Jack Reacher - six foot five and dangerous. Adrift in the hellish heat of Texas. Moving like a shark in the water. Looking for a lift through the vast empty landscape.
A Cadillac stops. A ride, but with a hitch. A pretty young woman, alone. Her husband's in jail. When he comes out, he's going to kill her.
Her family's hostile, she can't trust the cops, and lawyers won't help. Reacher is her last option. Will this be the first time he says no - to a lady in distress?
Reviewed on 31st December 2010
Lee Child's fifth Jack Reacher novel is set in Texas, with Reacher back on the road in the style of the first two novels, where he comes across a 'damsel-in-distress' in the form of Carmen Greer, who wants Reacher to kill her abusive husband.
It's nice to have a novel back in the original style, where Reacher is unattached at the beginning and we see the whole of the events from his perspective. There are a couple of references to the events of previous novels, but only in passing, and these at least enhance the believability of the character.
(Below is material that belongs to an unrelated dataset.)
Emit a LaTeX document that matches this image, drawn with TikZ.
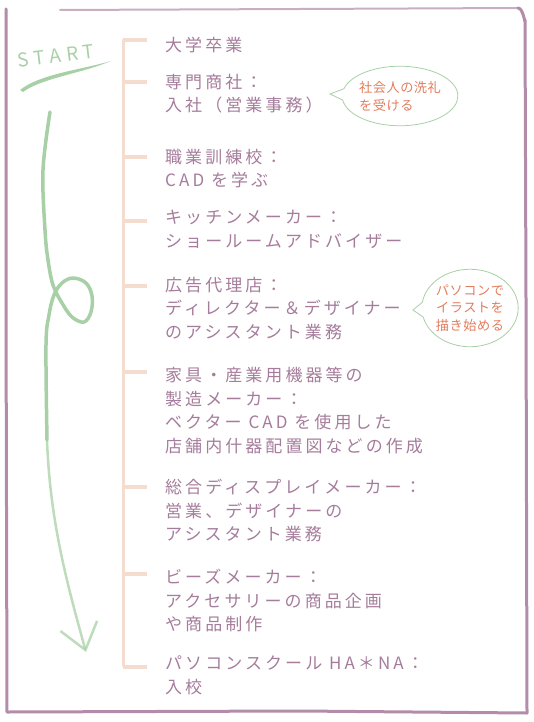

The other characters that Child introduces are a good range of well defined personalities, including slipping in a Grisham-esqe young lawyer along the way. The Texan locals are possibly a touch too stereotyped in their red-neck-edness, but for all I know this could actually be true - though to a modern Brit this seems a little unbelievable.
The plot actually starts out quite slowly, and it was only about halfway through that I realised it was meant to be a mystery story. Once that dawned however working it out was relatively simple, although Reacher's investigation seemed to move at a good pace and didn't lead to reader frustration at the inability of the protagonist to see the obvious.
My only remaining criticism is of Child's repeated description of Texas' weather as hot. Yes, it is probably accurate and serves to set the scene but comes to seem like a cliché given the number of times it is mentioned. Overall, a good entry in the Reacher canon and getting back towards the strength of the first two novels.